We’re building a next-generation ride-hailing and intercity mobility platform that connects drivers and passengers through transparency, trust, and real-time technology.
Every trip, every route, and every decision on our platform generates data — and we’re looking for a Data Engineer who can turn that data into a powerful engine for insight and innovation.
You’ll be part of the core team responsible for building a scalable, reliable data infrastructure that supports analytics, pricing models, fraud detection, and AI-driven recommendations.
Responsibilities:
- Design, develop, and maintain robust data pipelines for collecting, processing, and storing large-scale data from multiple sources (rides, routes, users, transactions).

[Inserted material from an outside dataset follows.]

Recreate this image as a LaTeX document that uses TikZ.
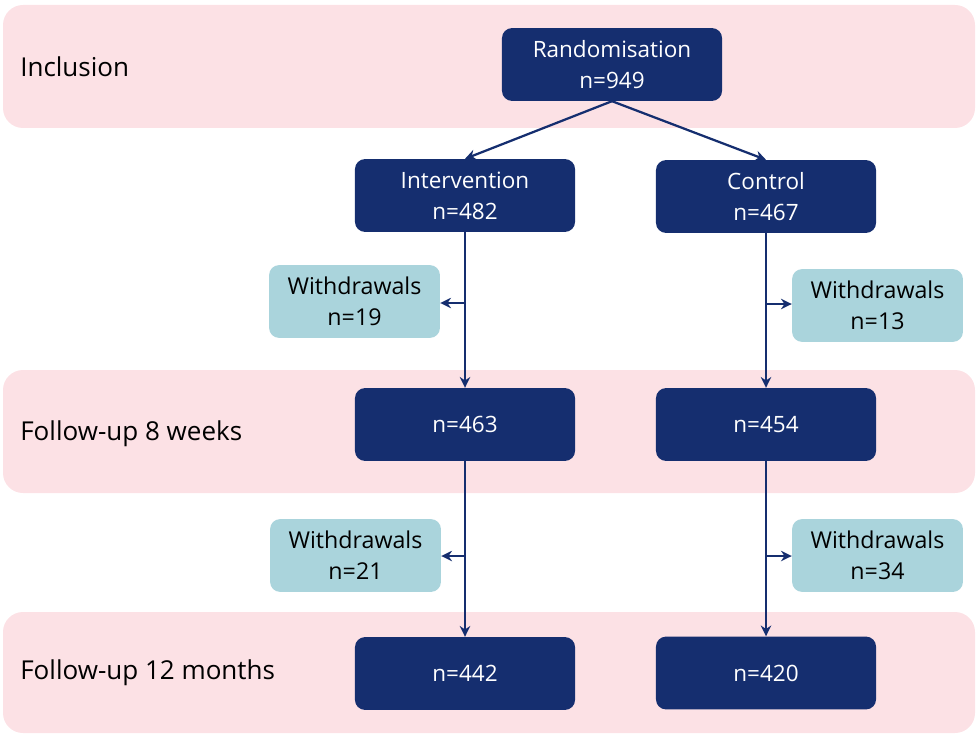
\documentclass[tikz,border=0pt]{standalone}
\usepackage{fontspec}
\setmainfont{Open Sans}
\usetikzlibrary{arrows.meta}
\definecolor{navy}{HTML}{152E6F}
\definecolor{lightteal}{HTML}{AAD4DC}
\definecolor{bandpink}{HTML}{FCE1E5}
\begin{document}
\begin{tikzpicture}[x=0.025cm,y=-0.025cm,
  band/.style={fill=bandpink, draw=none, rounded corners=0.5cm},
  stage/.style={fill=navy, draw=none, rounded corners=0.25cm, text=white,
    minimum width=5.5cm, minimum height=1.82cm, align=center,
    font=\fontsize{16}{22}\selectfont},
  wbox/.style={fill=lightteal, draw=none, rounded corners=0.25cm, text=black,
    minimum width=4.27cm, minimum height=1.82cm, align=center,
    font=\fontsize{16.5}{22}\selectfont},
  phase/.style={anchor=west, inner sep=0pt, text=black, font=\fontsize{18.5}{22}\selectfont},
  flow/.style={draw=navy, line width=1.6pt, -{Stealth[length=0.27cm,width=0.26cm]}}]
\useasboundingbox (0,0) rectangle (977,735);

% phase bands
\fill[band] (3,5) rectangle (975,128);
\fill[band] (3,370) rectangle (975,493);
\fill[band] (3,612) rectangle (975,733);
\node[phase] (lInc) at (20,67) {Inclusion};
\node[phase] (lF8) at (20,434) {Follow-up 8 weeks};
\node[phase] (lF12) at (20,673) {Follow-up 12 months};

% main flow
\node[stage] (rand) at (612,64.5) {Randomisation\\n=949};
\node[stage] (int) at (465,195.5) {Intervention\\n=482};
\node[stage] (con) at (766,196.5) {Control\\n=467};
\node[stage] (i8) at (465,424.5) {n=463};
\node[stage] (c8) at (766,424.5) {n=454};
\node[stage] (i12) at (465,673.5) {n=442};
\node[stage] (c12) at (766,673) {n=420};

% withdrawals
\node[wbox] (wi1) at (354.5,301.5) {Withdrawals\\n=19};
\node[wbox] (wc1) at (877.5,305.5) {Withdrawals\\n=13};
\node[wbox] (wi2) at (355.5,555.5) {Withdrawals\\n=21};
\node[wbox] (wc2) at (877.5,555.5) {Withdrawals\\n=34};

\draw[flow] (rand.south) -- (int.north);
\draw[flow] (rand.south) -- (con.north);
\draw[flow] (int.south) -- (i8.north);
\draw[flow] (con.south) -- (c8.north);
\draw[flow] (i8.south) -- (i12.north);
\draw[flow] (c8.south) -- (c12.north);

\coordinate (bi1) at (465,303);
\coordinate (bc1) at (766,304);
\coordinate (bi2) at (465,556);
\coordinate (bc2) at (766,556);
\draw[flow] (bi1) -- (wi1.east |- bi1);
\draw[flow] (bc1) -- (wc1.west |- bc1);
\draw[flow] (bi2) -- (wi2.east |- bi2);
\draw[flow] (bc2) -- (wc2.west |- bc2);
\end{tikzpicture}
\end{document}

- Build and optimize ETL/ELT workflows to ensure accurate, real-time data availability.
- Collaborate with data scientists and backend engineers to design data models, schemas, and APIs for analytics and ML pipelines.

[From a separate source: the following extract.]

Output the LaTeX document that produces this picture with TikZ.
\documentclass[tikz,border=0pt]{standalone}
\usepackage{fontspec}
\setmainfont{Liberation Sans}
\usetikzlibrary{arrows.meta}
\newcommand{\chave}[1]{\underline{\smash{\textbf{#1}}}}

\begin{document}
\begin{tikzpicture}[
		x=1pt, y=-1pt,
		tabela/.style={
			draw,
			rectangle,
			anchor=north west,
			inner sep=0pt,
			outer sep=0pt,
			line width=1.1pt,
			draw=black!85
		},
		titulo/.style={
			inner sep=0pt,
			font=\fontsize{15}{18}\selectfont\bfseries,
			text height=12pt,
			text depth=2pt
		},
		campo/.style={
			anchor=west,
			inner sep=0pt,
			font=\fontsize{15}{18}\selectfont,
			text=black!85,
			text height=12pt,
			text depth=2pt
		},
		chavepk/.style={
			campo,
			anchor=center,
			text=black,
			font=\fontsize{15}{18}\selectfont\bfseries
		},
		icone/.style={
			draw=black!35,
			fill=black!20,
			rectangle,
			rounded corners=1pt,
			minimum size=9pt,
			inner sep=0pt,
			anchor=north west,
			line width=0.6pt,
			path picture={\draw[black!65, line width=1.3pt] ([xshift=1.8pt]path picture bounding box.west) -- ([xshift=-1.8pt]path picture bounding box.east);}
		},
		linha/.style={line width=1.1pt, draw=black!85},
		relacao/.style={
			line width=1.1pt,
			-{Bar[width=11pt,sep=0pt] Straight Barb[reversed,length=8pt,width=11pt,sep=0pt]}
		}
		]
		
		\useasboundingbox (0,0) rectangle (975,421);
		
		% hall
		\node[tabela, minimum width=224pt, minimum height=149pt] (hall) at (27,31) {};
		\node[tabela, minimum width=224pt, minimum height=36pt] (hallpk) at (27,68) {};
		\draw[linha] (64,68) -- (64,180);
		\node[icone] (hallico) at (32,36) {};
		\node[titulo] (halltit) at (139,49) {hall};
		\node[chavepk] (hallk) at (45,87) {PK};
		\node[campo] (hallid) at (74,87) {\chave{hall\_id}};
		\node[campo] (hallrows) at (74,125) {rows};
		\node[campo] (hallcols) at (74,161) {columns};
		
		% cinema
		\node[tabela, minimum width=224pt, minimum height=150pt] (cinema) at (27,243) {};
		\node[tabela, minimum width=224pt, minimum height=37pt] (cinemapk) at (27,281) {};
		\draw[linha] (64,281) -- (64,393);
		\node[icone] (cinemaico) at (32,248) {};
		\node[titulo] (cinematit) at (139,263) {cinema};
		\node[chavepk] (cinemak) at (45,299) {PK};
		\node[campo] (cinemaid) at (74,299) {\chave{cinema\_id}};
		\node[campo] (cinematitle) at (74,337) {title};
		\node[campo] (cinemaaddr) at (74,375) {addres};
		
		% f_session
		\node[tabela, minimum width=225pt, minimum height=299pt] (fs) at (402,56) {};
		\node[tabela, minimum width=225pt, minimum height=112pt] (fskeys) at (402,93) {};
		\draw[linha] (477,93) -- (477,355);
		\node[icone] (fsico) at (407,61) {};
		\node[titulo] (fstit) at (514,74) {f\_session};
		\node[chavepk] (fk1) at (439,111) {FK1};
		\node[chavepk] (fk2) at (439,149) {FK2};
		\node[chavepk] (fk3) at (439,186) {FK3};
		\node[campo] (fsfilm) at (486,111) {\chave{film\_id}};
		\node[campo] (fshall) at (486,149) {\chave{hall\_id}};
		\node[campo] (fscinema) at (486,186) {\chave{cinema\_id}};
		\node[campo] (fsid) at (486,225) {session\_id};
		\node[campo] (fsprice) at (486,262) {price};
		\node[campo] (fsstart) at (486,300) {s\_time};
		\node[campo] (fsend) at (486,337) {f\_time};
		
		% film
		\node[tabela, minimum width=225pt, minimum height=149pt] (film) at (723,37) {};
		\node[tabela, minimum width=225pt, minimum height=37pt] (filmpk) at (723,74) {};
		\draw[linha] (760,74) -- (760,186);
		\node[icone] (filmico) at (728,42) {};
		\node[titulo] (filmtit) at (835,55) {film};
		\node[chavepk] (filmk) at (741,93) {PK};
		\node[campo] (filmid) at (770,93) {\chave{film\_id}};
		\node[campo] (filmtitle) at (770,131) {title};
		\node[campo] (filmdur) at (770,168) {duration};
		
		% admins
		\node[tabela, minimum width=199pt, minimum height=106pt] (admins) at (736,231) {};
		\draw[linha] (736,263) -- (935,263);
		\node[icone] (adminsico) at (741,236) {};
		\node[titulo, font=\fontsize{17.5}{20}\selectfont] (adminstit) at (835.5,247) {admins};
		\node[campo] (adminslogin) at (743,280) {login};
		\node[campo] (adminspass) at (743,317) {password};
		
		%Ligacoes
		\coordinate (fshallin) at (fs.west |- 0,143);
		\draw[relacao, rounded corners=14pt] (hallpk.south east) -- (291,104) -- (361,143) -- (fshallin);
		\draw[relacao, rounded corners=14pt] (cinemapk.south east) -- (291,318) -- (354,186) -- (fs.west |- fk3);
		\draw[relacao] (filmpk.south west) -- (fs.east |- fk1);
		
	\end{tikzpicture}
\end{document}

- Implement streaming data architectures using Kafka, Spark, or similar tools.
- Manage and optimize our data warehouse / lakehouse (e.g., BigQuery, Snowflake, Databricks, or Azure Synapse).
- Ensure data quality, reliability, and observability through monitoring and validation systems.
- Contribute to data governance, security, and compliance best practices.
- Continuously improve performance, scalability, and cost efficiency of our data infrastructure.
Requirements:
- Strong programming skills in Python (Pandas, PySpark, etc.).
- Experience with data pipeline frameworks (Airflow, Luigi, Prefect).
- Hands-on experience with databases (SQL/NoSQL, PostgreSQL, MongoDB, ElasticSearch).
- Familiarity with Spark NLP or other large-scale NLP frameworks.
- Solid understanding of text data preprocessing (tokenization, normalization, cleaning).
- Familiarity with NLP datasets and annotation workflows.
- Knowledge of data security and handling sensitive information.